Places like Y'tube are the future for guitar lessons or at least an additional resource for learning. One on one with a good teacher is still the best way but Youtube provides a vast and (for now) free resource.
Unfortunately, it's not a particularly friendly place for the tutors (Most of whom are amateurs like myself) as you can have your lessons pulled without warning . Doesn't happen often but there's a handful of artists / publishers, etc who don't like their stuff being tought / covered.
I think it's a good thing though. Kids these days want instant gratification from their social media, games consoles and other gadgets and learning guitar doesn't provide this. So, anything that makes it more interesting and easier for them is a good thing. We need more kids picking up guitar (The guitar manufacturers certainly do!) so anything that helps and gets them to stick at it for the long term...!
Your logic is sound, a one-on-one guitar teacher is still the best way to learn correct technique and form. YT makes a good case for itself because smarter teachers often promote playing not note-for-note as some teachers do, but intentionally suggesting the student make the song his own. Doing so helps keep instructional content on YT, while the student learns to play for the song, himself and the accompanying band, while the teacher inculcates a better understanding of how music *
theoretically should be* taught.
You need not display a "killer instinct" for making music. You'll likely discover what pays the bills and puts food on the table is having a "lock" on what you hold dearest to you, so whatever music you do play is your own, that no one can take away from you.
But you know what? Those of us that learned in that age kind of found our own style a little quicker, even if it was just copying someone else's style. We didn't necessarily obsess with playing it "just like the record" (which is not to say we didn't try like hell). But we also didn't necessarily copy the player's technique (or the less successful version someone had videoed on a smart phone) - we found a way to do it, whether it was the same or completely different.
I spend hours upon hours with the Ozzy albums and a couple Star Licks/Star Jams tapes trying to cop Randy Rhoads' style. I never did get it, either, but I got enough to be happy with what I did.
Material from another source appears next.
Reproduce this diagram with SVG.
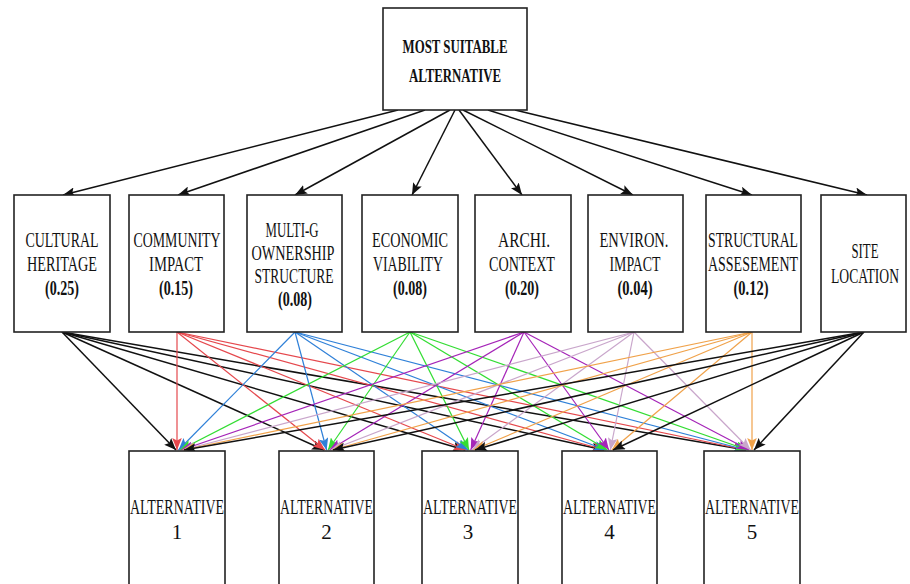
<svg xmlns="http://www.w3.org/2000/svg" width="910" height="584" viewBox="0 0 910 584">
<style>
.box{fill:#fff;stroke:#222;stroke-width:1.6}
.t{font-family:"Liberation Serif","Times New Roman",serif;fill:#111;text-anchor:middle}
.c{font-size:21px}
.b{font-weight:bold}
.e{fill:none;stroke-width:1.2}
.k{stroke:#111;stroke-width:1.5}
.r{stroke:#e5484d}
.bl{stroke:#2f80d8}
.g{stroke:#33dd33}
.p{stroke:#a524b8}
.pl{stroke:#c9a6cb}
.o{stroke:#f0a24a}
</style>
<defs>
<marker id="mk" markerUnits="userSpaceOnUse" viewBox="0 0 10 8" markerWidth="12" markerHeight="9.6" refX="10" refY="4" orient="auto"><path d="M0,0 L10,4 L0,8 L2,4 z" fill="#111"/></marker>
<marker id="mr" markerUnits="userSpaceOnUse" viewBox="0 0 10 8" markerWidth="12" markerHeight="9.6" refX="10" refY="4" orient="auto"><path d="M0,0 L10,4 L0,8 L2,4 z" fill="#e5484d"/></marker>
<marker id="mb" markerUnits="userSpaceOnUse" viewBox="0 0 10 8" markerWidth="12" markerHeight="9.6" refX="10" refY="4" orient="auto"><path d="M0,0 L10,4 L0,8 L2,4 z" fill="#2f80d8"/></marker>
<marker id="mg" markerUnits="userSpaceOnUse" viewBox="0 0 10 8" markerWidth="12" markerHeight="9.6" refX="10" refY="4" orient="auto"><path d="M0,0 L10,4 L0,8 L2,4 z" fill="#33dd33"/></marker>
<marker id="mp" markerUnits="userSpaceOnUse" viewBox="0 0 10 8" markerWidth="12" markerHeight="9.6" refX="10" refY="4" orient="auto"><path d="M0,0 L10,4 L0,8 L2,4 z" fill="#a524b8"/></marker>
<marker id="ml" markerUnits="userSpaceOnUse" viewBox="0 0 10 8" markerWidth="12" markerHeight="9.6" refX="10" refY="4" orient="auto"><path d="M0,0 L10,4 L0,8 L2,4 z" fill="#c9a6cb"/></marker>
<marker id="mo" markerUnits="userSpaceOnUse" viewBox="0 0 10 8" markerWidth="12" markerHeight="9.6" refX="10" refY="4" orient="auto"><path d="M0,0 L10,4 L0,8 L2,4 z" fill="#f0a24a"/></marker>
</defs>
<rect width="910" height="584" fill="#fff"/>

<g id="connectors">
<g class="e k" marker-end="url(#mk)">
<line x1="398" y1="110" x2="63" y2="195"/>
<line x1="425" y1="110" x2="178" y2="195"/>
<line x1="450" y1="110" x2="295" y2="195"/>
<line x1="455" y1="110" x2="412" y2="195"/>
<line x1="459" y1="110" x2="522" y2="195"/>
<line x1="463" y1="110" x2="633" y2="195"/>
<line x1="488" y1="110" x2="752" y2="195"/>
<line x1="515" y1="110" x2="867" y2="195"/>
</g>
<g class="e k" marker-end="url(#mk)">
<line x1="62" y1="332" x2="176" y2="450"/>
<line x1="62" y1="332" x2="324" y2="450"/>
<line x1="62" y1="332" x2="465" y2="450"/>
<line x1="62" y1="332" x2="604" y2="450"/>
<line x1="62" y1="332" x2="746" y2="450"/>
</g>
<g class="e r" marker-end="url(#mr)">
<line x1="177" y1="332" x2="177" y2="450"/>
<line x1="177" y1="332" x2="325" y2="450"/>
<line x1="177" y1="332" x2="466" y2="450"/>
<line x1="177" y1="332" x2="605" y2="450"/>
<line x1="177" y1="332" x2="746" y2="450"/>
</g>
<g class="e bl" marker-end="url(#mb)">
<line x1="295" y1="332" x2="178.5" y2="450"/>
<line x1="295" y1="332" x2="326.6" y2="450"/>
<line x1="295" y1="332" x2="468" y2="450"/>
<line x1="295" y1="332" x2="606" y2="450"/>
<line x1="295" y1="332" x2="746.3" y2="450"/>
</g>
<g class="e g" marker-end="url(#mg)">
<line x1="410" y1="332" x2="180" y2="450"/>
<line x1="410" y1="332" x2="328" y2="450"/>
<line x1="410" y1="332" x2="469" y2="450"/>
<line x1="410" y1="332" x2="607.5" y2="450"/>
<line x1="410" y1="332" x2="747.7" y2="450"/>
</g>
<g class="e p" marker-end="url(#mp)">
<line x1="524" y1="332" x2="181.3" y2="450"/>
<line x1="524" y1="332" x2="329.5" y2="450"/>
<line x1="524" y1="332" x2="470.7" y2="450"/>
<line x1="524" y1="332" x2="609" y2="450"/>
<line x1="524" y1="332" x2="749" y2="450"/>
</g>
<g class="e pl" marker-end="url(#ml)">
<line x1="634" y1="332" x2="182.7" y2="450"/>
<line x1="634" y1="332" x2="330.8" y2="450"/>
<line x1="634" y1="332" x2="472" y2="450"/>
<line x1="634" y1="332" x2="610.3" y2="450"/>
<line x1="634" y1="332" x2="750.5" y2="450"/>
</g>
<g class="e o" marker-end="url(#mo)">
<line x1="752" y1="332" x2="183" y2="450"/>
<line x1="752" y1="332" x2="332.3" y2="450"/>
<line x1="752" y1="332" x2="473.5" y2="450"/>
<line x1="752" y1="332" x2="611.8" y2="450"/>
<line x1="752" y1="332" x2="752" y2="450"/>
</g>
<g class="e k" marker-end="url(#mk)">
<line x1="864" y1="332" x2="184" y2="450"/>
<line x1="864" y1="332" x2="333" y2="450"/>
<line x1="864" y1="332" x2="475" y2="450"/>
<line x1="864" y1="332" x2="613" y2="450"/>
<line x1="864" y1="332" x2="754" y2="450"/>
</g>
</g>

<g id="goal">
<rect class="box" x="383" y="8" width="144" height="102"/>
<text class="t b" font-size="18" x="455" y="53" textLength="105" lengthAdjust="spacingAndGlyphs">MOST SUITABLE</text>
<text class="t b" font-size="18" x="455" y="82" textLength="92" lengthAdjust="spacingAndGlyphs">ALTERNATIVE</text>
</g>

<g id="c-cultural">
<rect class="box" x="14" y="195" width="96" height="137"/>
<text class="t c" x="62" y="247" textLength="73" lengthAdjust="spacingAndGlyphs">CULTURAL</text>
<text class="t c" x="62" y="271" textLength="70" lengthAdjust="spacingAndGlyphs">HERITAGE</text>
<text class="t c b" x="62" y="295" textLength="34" lengthAdjust="spacingAndGlyphs">(0.25)</text>
</g>
<g id="c-community">
<rect class="box" x="129" y="195" width="95" height="137"/>
<text class="t c" x="177" y="247" textLength="87" lengthAdjust="spacingAndGlyphs">COMMUNITY</text>
<text class="t c" x="176" y="271" textLength="54" lengthAdjust="spacingAndGlyphs">IMPACT</text>
<text class="t c b" x="176" y="295" textLength="34" lengthAdjust="spacingAndGlyphs">(0.15)</text>
</g>
<g id="c-multig">
<rect class="box" x="247" y="195" width="95" height="137"/>
<text class="t c" x="292" y="237" textLength="53" lengthAdjust="spacingAndGlyphs">MULTI-G</text>
<text class="t c" x="293" y="260" textLength="83" lengthAdjust="spacingAndGlyphs">OWNERSHIP</text>
<text class="t c" x="294" y="283" textLength="79" lengthAdjust="spacingAndGlyphs">STRUCTURE</text>
<text class="t c b" x="295" y="306" textLength="34" lengthAdjust="spacingAndGlyphs">(0.08)</text>
</g>
<g id="c-economic">
<rect class="box" x="362" y="195" width="96" height="137"/>
<text class="t c" x="410" y="247" textLength="76" lengthAdjust="spacingAndGlyphs">ECONOMIC</text>
<text class="t c" x="408" y="271" textLength="70" lengthAdjust="spacingAndGlyphs">VIABILITY</text>
<text class="t c b" x="410" y="295" textLength="34" lengthAdjust="spacingAndGlyphs">(0.08)</text>
</g>
<g id="c-archi">
<rect class="box" x="475" y="195" width="96" height="137"/>
<text class="t c" x="524" y="247" textLength="52" lengthAdjust="spacingAndGlyphs">ARCHI.</text>
<text class="t c" x="522" y="271" textLength="66" lengthAdjust="spacingAndGlyphs">CONTEXT</text>
<text class="t c b" x="522" y="295" textLength="34" lengthAdjust="spacingAndGlyphs">(0.20)</text>
</g>
<g id="c-environ">
<rect class="box" x="588" y="195" width="95" height="137"/>
<text class="t c" x="634" y="247" textLength="69" lengthAdjust="spacingAndGlyphs">ENVIRON.</text>
<text class="t c" x="635" y="271" textLength="51" lengthAdjust="spacingAndGlyphs">IMPACT</text>
<text class="t c b" x="635" y="295" textLength="35" lengthAdjust="spacingAndGlyphs">(0.04)</text>
</g>
<g id="c-structural">
<rect class="box" x="706" y="195" width="95" height="137"/>
<text class="t c" x="753" y="247" textLength="90" lengthAdjust="spacingAndGlyphs">STRUCTURAL</text>
<text class="t c" x="753" y="271" textLength="90" lengthAdjust="spacingAndGlyphs">ASSESEMENT</text>
<text class="t c b" x="751" y="295" textLength="35" lengthAdjust="spacingAndGlyphs">(0.12)</text>
</g>
<g id="c-site">
<rect class="box" x="821" y="195" width="85" height="137"/>
<text class="t c" x="865" y="258" textLength="27" lengthAdjust="spacingAndGlyphs">SITE</text>
<text class="t c" x="865" y="283" textLength="68" lengthAdjust="spacingAndGlyphs">LOCATION</text>
</g>

<g id="alt-1">
<rect class="box" x="129" y="451" width="96" height="145"/>
<text class="t c" x="177" y="514" textLength="94" lengthAdjust="spacingAndGlyphs">ALTERNATIVE</text>
<text class="t c" x="177" y="539">1</text>
</g>
<g id="alt-2">
<rect class="box" x="279" y="451" width="95" height="145"/>
<text class="t c" x="326.5" y="514" textLength="93" lengthAdjust="spacingAndGlyphs">ALTERNATIVE</text>
<text class="t c" x="326.5" y="539">2</text>
</g>
<g id="alt-3">
<rect class="box" x="422" y="451" width="96" height="145"/>
<text class="t c" x="470" y="514" textLength="94" lengthAdjust="spacingAndGlyphs">ALTERNATIVE</text>
<text class="t c" x="468" y="539">3</text>
</g>
<g id="alt-4">
<rect class="box" x="562" y="451" width="95" height="145"/>
<text class="t c" x="609.5" y="514" textLength="93" lengthAdjust="spacingAndGlyphs">ALTERNATIVE</text>
<text class="t c" x="609.5" y="539">4</text>
</g>
<g id="alt-5">
<rect class="box" x="704" y="451" width="96" height="145"/>
<text class="t c" x="752" y="514" textLength="94" lengthAdjust="spacingAndGlyphs">ALTERNATIVE</text>
<text class="t c" x="752" y="539">5</text>
</g>
</svg>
Kids are picking up technique quickly now, but it's the next step that's crucial. It's one thing to copy David Grissom's solos - it's a whole other thing to come up with a voice like David Grissom's.
Now if you'll excuse me, I have to yell at some kids to get off my lawn.
Exactly what I'm trying to say. While many music teachers are sticklers for playing note for note, there is a futility is doing so...because each of us is a creative being, we like to stray ever so little from the exact notes or phrases and make them our own. While this is entirely acceptable in music, in other realms, it may not be. IOW, twisting the facts in order to re-write history favorably, or re-stating someone else's intellectual property as your own. Most educators call this plagiarism, and enforce policy against such.
However, re-phrasing and playing an artist's music in your own way, IIRC, but not being paid for your work, is entirely acceptable and legal. The reason associations like ASCAP and BMI exist is to protect copyrighted music from being played in its original form and being paid for it, without paying royalties to the original artist or songwriter.
In conclusion, my feeling is that wise teachers will promote students who read and absorb what they are studying, then apply what they already learned so that what they go on to play or teach themselves is in their own style, not the original artist. The original artist is the one who should receive the credit for the original song, but any re-phrasing, re-wording, or variation of the original form is cause for allowing the student his own form of expressing his thanks for what the teacher has taught him.